The fact that the vasodepressor effect evoked by GABA was clearly reduced by pretreatment with prazosin,22) a postsynaptic alpha 1-adrenergic blocker in the blood vessels, demonstrates that GABA acts by interfering with the peripheral sympathetic function. The superiority of prazosin over other alpha-receptor blocking drugs is attributed to its greater affinity for postsynaptic receptors than for presynaptic alpha2-adrenergic receptors. Since prazosin exerts little action on presynaptic receptors, norepinephrine concentrations do not increase, and reflex sympathetic activity (for example, tachycardia) is less likely to occur.22–24)
Among the drugs which interfere with the peripheral sympathetic function, alpha adrenoceptor blocking agents alone cause reversal of the epinephrine pressor response.55)
When epinephrine is administered to untreated animals, its alpha agonist properties predominate resulting in a rise in mean arterial pressure. However, in the presence of alpha-adrenoceptor blockade, the peripheral B2-agonist properties of epinephrine predominate, and a fall in arterial pressure or a reversal of the pressor response is observed.
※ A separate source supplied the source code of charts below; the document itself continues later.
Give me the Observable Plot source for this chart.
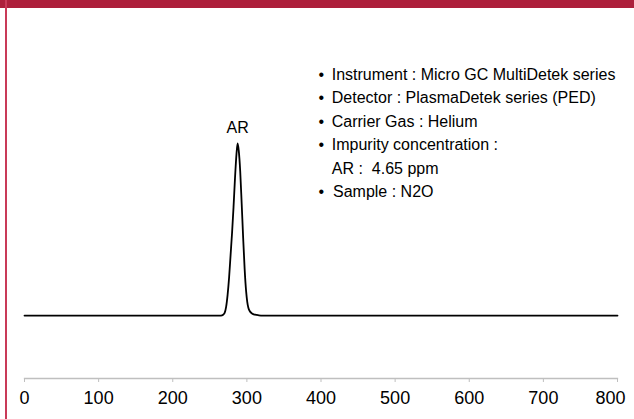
<!DOCTYPE html>
<html>
<head>
<meta charset="utf-8">
<script src="https://cdn.jsdelivr.net/npm/d3@7"></script>
<script src="https://cdn.jsdelivr.net/npm/@observablehq/plot@0.6"></script>
<style>
  html, body { margin: 0; padding: 0; background: #fff; }
  #wrap { position: relative; width: 634px; height: 419px; overflow: hidden; font-family: "Liberation Sans", Arial, sans-serif; }
  #titlebar { position: absolute; left: 0; top: 0; width: 634px; height: 7.5px; background: #ad1f3b; overflow: hidden; z-index: 2; }
  #titlebar span { position: absolute; left: 0; width: 628px; text-align: center; top: -16px; color: #fff; font-weight: bold; font-size: 19px; letter-spacing: 0.5px; line-height: 19px; }
  #leftline { position: absolute; left: 5px; top: 0; width: 1.5px; height: 419px; background: #c93a58; z-index: 2; }
  #chart { position: absolute; left: 0; top: 0; }
</style>
</head>
<body>
<div id="wrap">
  <div id="titlebar"><span>CHROMATOGRAM #258</span></div>
  <div id="leftline"></div>
  <div id="chart"></div>
</div>
<script>
// Retention time (s) and detector signal (relative units, peak = 100)
const time = [0, 100, 200, 265, 268, 270, 272, 274, 276, 278, 280, 282, 284, 286, 287.5, 289, 291, 293, 295, 297, 299, 300.5, 302, 304, 307, 311, 316, 322, 400, 500, 600, 700, 800];
const signal = [0, 0, 0, 0, 0.5, 1.5, 5, 12, 22, 35, 48, 63, 80, 94, 100, 96, 84, 65, 45, 27, 14, 8, 4.5, 2.5, 1.2, 0.5, 0.15, 0, 0, 0, 0, 0, 0];
const xTicks = [0, 100, 200, 300, 400, 500, 600, 700, 800];
const peakNames = ["AR"];
const peakTimes = [287.5];
const peakHeights = [100];
const infoLines = [
  "\u2022 \u2009Instrument : Micro GC MultiDetek series",
  "\u2022 \u2009Detector : PlasmaDetek series (PED)",
  "\u2022 \u2009Carrier Gas : Helium",
  "\u2022 \u2009Impurity concentration :",
  "\u00a0\u00a0\u00a0AR :  4.65 ppm",
  "\u2022\u00a0\u00a0Sample : N2O"
];

const series = time.map((t, i) => ({t, v: signal[i]}));
const peaks = peakNames.map((n, i) => ({name: n, t: peakTimes[i], v: peakHeights[i]}));
const lastTick = xTicks[xTicks.length - 1];

const chart = Plot.plot({
  width: 634,
  height: 419,
  marginLeft: 24,
  marginRight: 17,
  marginTop: 20,
  marginBottom: 41,
  style: {fontFamily: "'Liberation Sans', Arial, sans-serif", background: "transparent", overflow: "visible"},
  x: {domain: [0, 800], label: null},
  y: {domain: [-36.6, 171.5], axis: null},
  marks: [
    Plot.axisX({ticks: xTicks, tickSize: 4, text: null, stroke: "#bfbfbf", label: null}),
    Plot.axisX({ticks: xTicks.filter(t => t !== lastTick), tickSize: 0, tickPadding: 13, fill: "#000", fontSize: 18, label: null, tickFormat: d => String(d)}),
    Plot.axisX({ticks: [lastTick], tickSize: 0, tickPadding: 13, dx: -7, fill: "#000", fontSize: 18, label: null, tickFormat: d => String(d)}),
    Plot.frame({anchor: "bottom", stroke: "#bfbfbf", strokeWidth: 1.3}),
    Plot.line(series, {x: "t", y: "v", stroke: "#000", strokeWidth: 1.8, curve: "monotone-x"}),
    Plot.text(peaks, {x: "t", y: "v", text: "name", dy: -16, fontSize: 16, fill: "#000"}),
    Plot.text([infoLines.join("\n")], {frameAnchor: "top-left", dx: 294, dy: 43, textAnchor: "start", lineAnchor: "top", fontSize: 16, lineHeight: 1.46, fill: "#000"})
  ]
});
document.getElementById("chart").appendChild(chart);
</script>
</body>
</html>
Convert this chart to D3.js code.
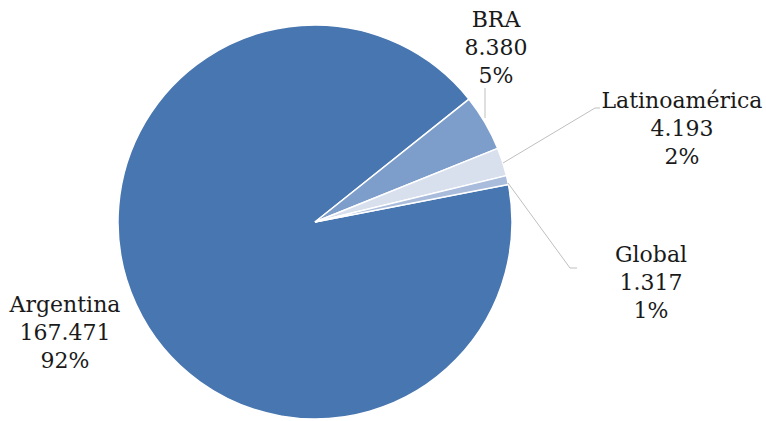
<!DOCTYPE html>
<html><head><meta charset="utf-8">
<script src="https://cdn.jsdelivr.net/npm/d3@7"></script>
<style>body{margin:0;background:#fff}svg{display:block}text{font-family:"DejaVu Serif",serif;fill:#1a1a1a}</style>
</head><body><svg id="c" width="766" height="421"></svg>
<script>
const categories = ["Argentina", "BRA", "Latinoamérica", "Global"];
const values = [167.471, 8.380, 4.193, 1.317];
const valueLabels = ["167.471", "8.380", "4.193", "1.317"];
const percentLabels = ["92%", "5%", "2%", "1%"];
const colors = ["#4876b0", "#7d9dca", "#d8e0ee", "#a9bcdc"];

const svg = d3.select("#c");
const cx = 315, cy = 222, r = 197;
const start = 79 * Math.PI / 180;
const pie = d3.pie().sort(null).startAngle(start).endAngle(start + 2 * Math.PI);
const arcs = pie(values);
const arc = d3.arc().innerRadius(0).outerRadius(r);
const g = svg.append("g").attr("transform", `translate(${cx},${cy})`);
g.selectAll("path").data(arcs).join("path")
  .attr("d", arc).attr("fill", (d, i) => colors[i])
  .attr("stroke", "#fff").attr("stroke-width", 1.5);

// label layout: center x and first baseline y, leader lines
const layout = [
  {x: 65, y: 312, leader: null},
  {x: 496, y: 27, leader: [[485, 88], [485, 118]]},
  {x: 682, y: 108, leader: [[600, 108], [595, 108], [503, 163]]},
  {x: 651, y: 262, leader: [[577, 268], [570, 268], [508, 183]]}
];
const lh = 28;
layout.forEach((L, i) => {
  if (L.leader) {
    svg.append("path").attr("d", d3.line()(L.leader))
      .attr("fill", "none").attr("stroke", "#bfbfbf").attr("stroke-width", 1);
  }
  const t = svg.append("text").attr("text-anchor", "middle").attr("font-size", 22);
  [categories[i], valueLabels[i], percentLabels[i]].forEach((s, k) => {
    t.append("tspan").attr("x", L.x).attr("y", L.y + k * lh).text(s);
  });
});
</script></body></html>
In contrast, the pressor responses to norepinephrine are impaired by alpha-adrenoceptor blockade but are not reversed,56) since this agent possses little B2-agonist activity.57)
Thus, the inhibitory effect of prazosin in response to secondary pressor action evoked by GABA may be taken to present specific adrenergic alpha1-receptor stimulation. Interestingly, diazepam did not inhibit GABA-evoked secondary pressor effects in our experiment. The mechanism of this hypertensive effect seems to be different from that of the hypotensive effect evoked by GABA, although it is clearly attenuated in the presence of picrotoxin.
However, it is felt that a GABA-evoked pressor effect is not associated with muscarinic action, release of catecholamine from adrenergic nerve endings or activation of autonomic ganglia, because this effect of GABA was unaffected by pretreatment with atropine, debrisoquin or chlorisondamine.